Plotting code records
— start —

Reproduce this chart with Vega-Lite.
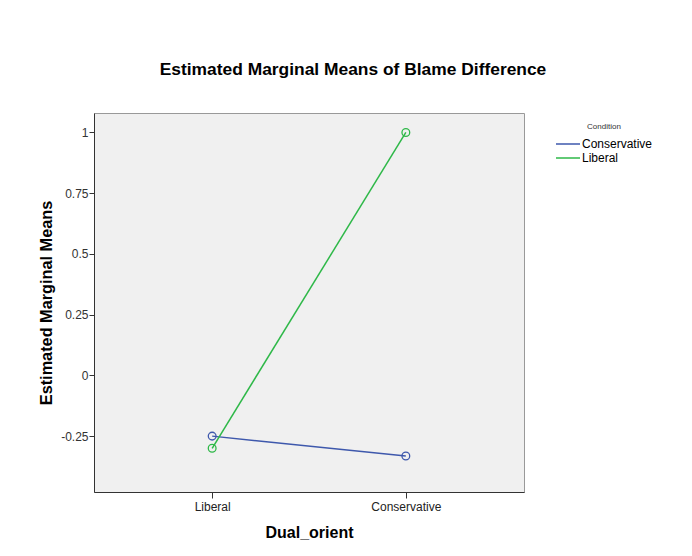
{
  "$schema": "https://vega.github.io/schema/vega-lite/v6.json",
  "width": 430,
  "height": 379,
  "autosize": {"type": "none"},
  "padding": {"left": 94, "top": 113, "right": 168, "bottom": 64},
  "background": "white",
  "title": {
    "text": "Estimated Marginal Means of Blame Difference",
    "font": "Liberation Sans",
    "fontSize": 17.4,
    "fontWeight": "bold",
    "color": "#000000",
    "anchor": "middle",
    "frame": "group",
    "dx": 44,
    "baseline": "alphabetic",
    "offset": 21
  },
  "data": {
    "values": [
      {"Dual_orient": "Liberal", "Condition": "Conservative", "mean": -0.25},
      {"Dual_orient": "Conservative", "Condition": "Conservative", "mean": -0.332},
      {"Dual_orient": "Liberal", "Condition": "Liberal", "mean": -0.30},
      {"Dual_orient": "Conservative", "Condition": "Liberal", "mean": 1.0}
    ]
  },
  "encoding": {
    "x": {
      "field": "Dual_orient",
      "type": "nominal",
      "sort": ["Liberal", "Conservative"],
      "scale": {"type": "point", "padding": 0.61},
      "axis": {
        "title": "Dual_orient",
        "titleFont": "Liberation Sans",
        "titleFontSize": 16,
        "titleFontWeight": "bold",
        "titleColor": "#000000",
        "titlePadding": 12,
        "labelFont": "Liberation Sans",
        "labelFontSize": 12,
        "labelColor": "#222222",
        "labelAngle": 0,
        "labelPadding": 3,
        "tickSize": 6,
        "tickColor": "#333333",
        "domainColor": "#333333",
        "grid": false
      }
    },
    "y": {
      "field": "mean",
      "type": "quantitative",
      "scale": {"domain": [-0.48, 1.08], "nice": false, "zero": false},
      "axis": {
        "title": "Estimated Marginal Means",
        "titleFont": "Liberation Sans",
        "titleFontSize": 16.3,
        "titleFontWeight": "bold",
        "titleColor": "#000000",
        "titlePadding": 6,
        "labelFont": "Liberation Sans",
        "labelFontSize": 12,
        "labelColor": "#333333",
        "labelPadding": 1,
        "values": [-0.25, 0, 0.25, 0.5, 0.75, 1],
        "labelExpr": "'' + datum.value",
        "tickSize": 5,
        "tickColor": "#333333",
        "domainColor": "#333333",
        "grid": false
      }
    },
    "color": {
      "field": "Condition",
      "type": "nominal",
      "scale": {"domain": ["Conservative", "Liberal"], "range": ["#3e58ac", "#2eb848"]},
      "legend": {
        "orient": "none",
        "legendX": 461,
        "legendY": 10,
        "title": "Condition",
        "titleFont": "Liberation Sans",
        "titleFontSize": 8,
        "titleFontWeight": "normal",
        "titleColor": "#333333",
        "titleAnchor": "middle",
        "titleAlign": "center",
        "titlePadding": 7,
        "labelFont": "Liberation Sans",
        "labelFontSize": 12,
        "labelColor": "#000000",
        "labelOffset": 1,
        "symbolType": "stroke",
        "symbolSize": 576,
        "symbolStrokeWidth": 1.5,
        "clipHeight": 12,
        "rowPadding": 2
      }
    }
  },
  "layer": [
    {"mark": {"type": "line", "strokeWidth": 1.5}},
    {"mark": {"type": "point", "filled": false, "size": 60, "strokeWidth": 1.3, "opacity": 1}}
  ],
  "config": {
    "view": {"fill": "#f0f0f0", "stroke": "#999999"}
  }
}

— end —
— start —

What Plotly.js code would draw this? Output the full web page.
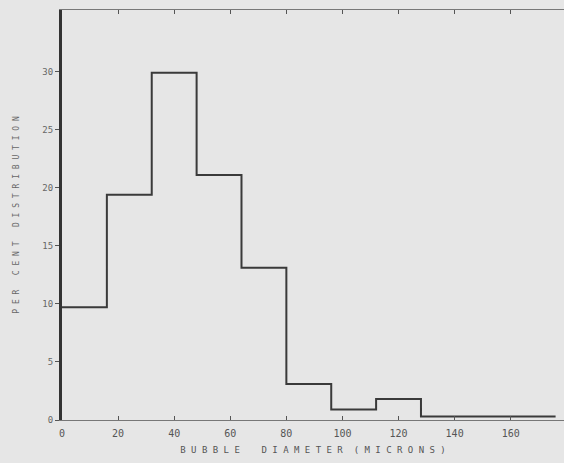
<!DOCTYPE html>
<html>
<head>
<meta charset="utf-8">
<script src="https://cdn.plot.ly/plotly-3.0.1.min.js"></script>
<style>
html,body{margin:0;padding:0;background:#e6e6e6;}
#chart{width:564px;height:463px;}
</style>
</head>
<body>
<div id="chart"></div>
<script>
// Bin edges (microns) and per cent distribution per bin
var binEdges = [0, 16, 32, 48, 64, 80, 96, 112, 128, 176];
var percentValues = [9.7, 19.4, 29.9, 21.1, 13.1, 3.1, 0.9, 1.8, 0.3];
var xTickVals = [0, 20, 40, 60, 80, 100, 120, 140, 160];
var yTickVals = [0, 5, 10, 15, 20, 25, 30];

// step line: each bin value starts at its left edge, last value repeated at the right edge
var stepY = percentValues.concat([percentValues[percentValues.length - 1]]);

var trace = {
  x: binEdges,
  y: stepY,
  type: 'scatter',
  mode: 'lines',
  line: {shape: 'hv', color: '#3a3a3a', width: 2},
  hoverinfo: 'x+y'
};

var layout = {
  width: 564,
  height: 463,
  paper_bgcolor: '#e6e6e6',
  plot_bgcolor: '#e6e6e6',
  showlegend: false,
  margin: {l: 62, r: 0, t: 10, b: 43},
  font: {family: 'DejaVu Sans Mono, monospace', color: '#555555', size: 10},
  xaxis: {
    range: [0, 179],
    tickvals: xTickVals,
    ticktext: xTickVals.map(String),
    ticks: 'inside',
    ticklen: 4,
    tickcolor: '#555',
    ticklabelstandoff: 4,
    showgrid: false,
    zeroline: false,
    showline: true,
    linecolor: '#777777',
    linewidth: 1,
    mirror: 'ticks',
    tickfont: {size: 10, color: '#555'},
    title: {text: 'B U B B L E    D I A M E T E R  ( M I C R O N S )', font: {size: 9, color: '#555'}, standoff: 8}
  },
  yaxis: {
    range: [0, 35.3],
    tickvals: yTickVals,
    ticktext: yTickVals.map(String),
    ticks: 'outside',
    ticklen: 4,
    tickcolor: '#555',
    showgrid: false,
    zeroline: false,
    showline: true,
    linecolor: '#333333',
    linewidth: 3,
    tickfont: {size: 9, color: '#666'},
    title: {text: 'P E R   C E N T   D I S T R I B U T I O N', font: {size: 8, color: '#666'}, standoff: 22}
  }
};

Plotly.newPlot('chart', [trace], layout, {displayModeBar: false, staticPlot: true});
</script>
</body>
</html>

— end —

**PROBLEM STATEMENT**
Give nothing but the count of lines in the listing above that hold the string "this".

**THE COMPLETED TASK**
2